Posted by: admin in Law,Press Regulation on August 26th, 2013

The Tchaikovsky biopic’s filmmakers and producers avoid the heavy hand of the law by censoring certain parts and a great majority of the Russian composer’s sexuality in the biographical film. The increasing efforts of the government to ban “gay propaganda” had prompted many filmmakers and other media producers to censor certain parts of their films to avoid undesired clashes.

Pyotr Tchaikovsky, the world famous classical composer from Russia, is believed to have been gay. However, the biopic’s screenwriter Yuri Arabov said that Tchaikovsky was not gay. According to him, Tchaikovsky grew up without a family and public opinion about him being gay brought about such an infamous reputation next to his name.

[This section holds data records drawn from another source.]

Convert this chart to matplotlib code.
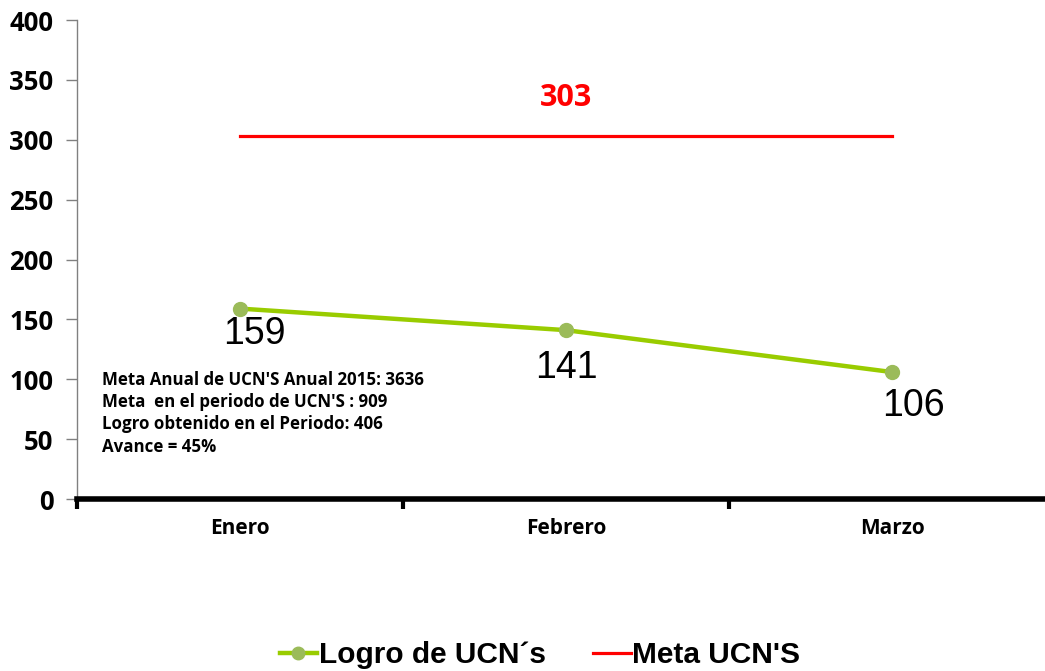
import matplotlib.pyplot as plt

# data
meses = ["Enero", "Febrero", "Marzo"]
logro = [159, 141, 106]
meta = [303, 303, 303]
meta_label = "303"
nota = ["Meta Anual de UCN'S Anual 2015: 3636",
        "Meta  en el periodo de UCN'S : 909",
        "Logro obtenido en el Periodo: 406",
        "Avance = 45%"]

fig = plt.figure(figsize=(10.45, 6.71), dpi=100)
ax = fig.add_axes([77 / 1045, 1 - 499 / 671, 1 - 77 / 1045, (499 - 20) / 671])

x = list(range(len(meses)))
ax.plot(x, logro, color="#99CC00", lw=3.2, marker="o", markersize=10,
        markerfacecolor="#9BBB59", markeredgecolor="#9BBB59",
        label="Logro de UCN´s", zorder=3)
ax.plot(x, meta, color="#FF0000", lw=2.3, label="Meta UCN'S", zorder=2)

# data labels under the green points
offsets = [(14, -25), (0, -38), (21, -34)]
for xi, v, off in zip(x, logro, offsets):
    ax.annotate(str(v), (xi, v), xytext=off, textcoords="offset pixels",
                ha="center", va="center", fontsize=27,
                family="Liberation Sans")

ax.text(1, 335, meta_label, color="#FF0000", fontsize=22,
        fontweight="bold", family="Open Sans", ha="center", va="center")

ax.set_ylim(0, 400)
ax.set_xlim(-0.5, (1045 - 240) / 326)
ax.set_yticks(range(0, 401, 50))
ax.set_xticks(x)
ax.set_xticklabels(meses)
ax.set_xticks([-0.5, 0.5, 1.5], minor=True)

for lbl in ax.get_yticklabels():
    lbl.set_fontweight("bold")
    lbl.set_fontsize(18.5)
    lbl.set_family("Open Sans")
for lbl in ax.get_xticklabels():
    lbl.set_fontweight("bold")
    lbl.set_fontsize(15)
    lbl.set_family("Open Sans")

ax.tick_params(axis="y", direction="out", length=8, width=1, color="#808080", pad=9)
ax.tick_params(axis="x", which="major", length=0, pad=14)
ax.tick_params(axis="x", which="minor", length=7, width=3, color="black")

for s in ["top", "right"]:
    ax.spines[s].set_visible(False)
ax.spines["left"].set_color("#808080")
ax.spines["left"].set_linewidth(1)
ax.spines["bottom"].set_color("black")
ax.spines["bottom"].set_linewidth(4)

fig.text(102 / 1045, 1 - 371 / 671, "\n".join(nota), fontsize=12.2,
         fontweight="bold", family="Open Sans", va="top", ha="left",
         linespacing=1.3)

fig.legend(loc="center", bbox_to_anchor=(540 / 1045, 1 - 655 / 671), ncol=2,
           frameon=False, handlelength=1.25, handletextpad=0.05, columnspacing=1.6,
           markerscale=0.9,
           prop={"family": "Liberation Sans", "weight": "bold", "size": 21.5})

fig.savefig("out.png", dpi=100)
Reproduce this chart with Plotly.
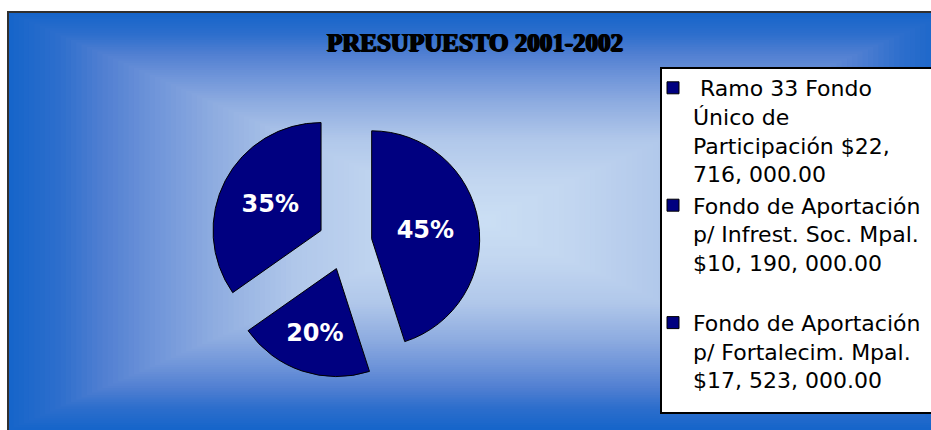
import plotly.graph_objects as go

# ---- data ----
labels = [
    "\u00a0Ramo 33 Fondo<br>Único de<br>Participación $22,<br>716, 000.00",
    "Fondo de Aportación<br>p/ Infrest. Soc. Mpal.<br>$10, 190, 000.00<br>\u00a0",
    "Fondo de Aportación<br>p/ Fortalecim. Mpal.<br>$17, 523, 000.00",
]
values = [22716000, 10190000, 17523000]
title_text = "PRESUPUESTO 2001-2002"

W, H = 931, 430


def px_x(x):
    return x / W


def px_y(y):
    return 1 - y / H


# rectangular "from centre" gradient background (style only)
stops = [
    (0.00, (203, 223, 244)),
    (0.20, (194, 214, 240)),
    (0.40, (176, 199, 234)),
    (0.57, (142, 172, 224)),
    (0.70, (110, 148, 217)),
    (0.80, (82, 128, 210)),
    (0.90, (45, 110, 204)),
    (1.00, (22, 101, 202)),
]


def grad(t):
    for (t0, c0), (t1, c1) in zip(stops[:-1], stops[1:]):
        if t0 <= t <= t1:
            f = (t - t0) / (t1 - t0)
            return "rgb(%d,%d,%d)" % tuple(round(a + (b - a) * f) for a, b in zip(c0, c1))
    return "rgb(%d,%d,%d)" % stops[-1][1]


cx, cy, hw, hh = 480, 221, 472, 209
shapes = []
N = 90
for k in range(N, 0, -1):
    t = k / N
    shapes.append(dict(
        type="rect", xref="paper", yref="paper", layer="below",
        x0=px_x(cx - t * hw), x1=px_x(cx + t * hw + 40 * (k == N)),
        y0=px_y(cy + t * hh + 20 * (k == N)), y1=px_y(cy - t * hh),
        fillcolor=grad(t), line=dict(width=0),
    ))
# outer frame
shapes.append(dict(type="rect", xref="paper", yref="paper", layer="below",
                   x0=px_x(8), x1=px_x(1000), y0=px_y(500), y1=px_y(12),
                   line=dict(color="#303030", width=2), fillcolor="rgba(0,0,0,0)"))
# legend box
shapes.append(dict(type="rect", xref="paper", yref="paper", layer="above",
                   x0=px_x(661), x1=px_x(990), y0=px_y(413), y1=px_y(68),
                   line=dict(color="#000000", width=2), fillcolor="#ffffff"))

fig = go.Figure(go.Pie(
    labels=labels,
    values=values,
    sort=False,
    direction="clockwise",
    rotation=0,
    pull=[0.25, 0.25, 0.25],
    marker=dict(colors=["#000080", "#000080", "#000080"], line=dict(color="#000000", width=1)),
    texttemplate="%{percent:.0%}",
    textposition="inside",
    insidetextorientation="horizontal",
    textfont=dict(family="DejaVu Sans", size=24, color="white", weight="bold"),
    domain=dict(x=[px_x(210), px_x(480)], y=[px_y(378), px_y(108)]),
    hoverinfo="skip",
))

fig.update_layout(
    width=W, height=H,
    margin=dict(l=0, r=0, t=0, b=0),
    paper_bgcolor="white",
    plot_bgcolor="white",
    shapes=shapes,
    title=dict(
        text=title_text, x=px_x(475), xanchor="center", y=px_y(42), yanchor="middle",
        font=dict(family="Liberation Serif", size=25, color="black", weight="bold",
                  shadow="1px 0px 0px #000, -1px 0px 0px #000, 0px 1px 0px #000"),
    ),
    legend=dict(
        x=px_x(653), y=px_y(67), xanchor="left", yanchor="top",
        bgcolor="rgba(0,0,0,0)", borderwidth=0,
        font=dict(family="DejaVu Sans", size=22, color="black"),
        valign="top", itemwidth=30, tracegroupgap=0,
    ),
)

fig.write_html("out.html")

The Tchaikovsky biopic was partly funded by the government. However, it was requested that the biopic downplay or avoid discussing the sexuality of Tchaikovsky completely.

The government’s new law banning gay propaganda and education to minors raised concerns about self-regulation and compulsory censorship especially in the media. The Russian government’s Ministry of Culture plays a major role in financing Russian-made movies. Most of these movies are patriotic or historical.

However, some agree that Tchaikovsky was not gay. Alexander Poznansky, who wrote books about Tchaikovsky, said that the composer was never gay in the first place. Most of his books were written based on the diary of the composer and the composer’s brother.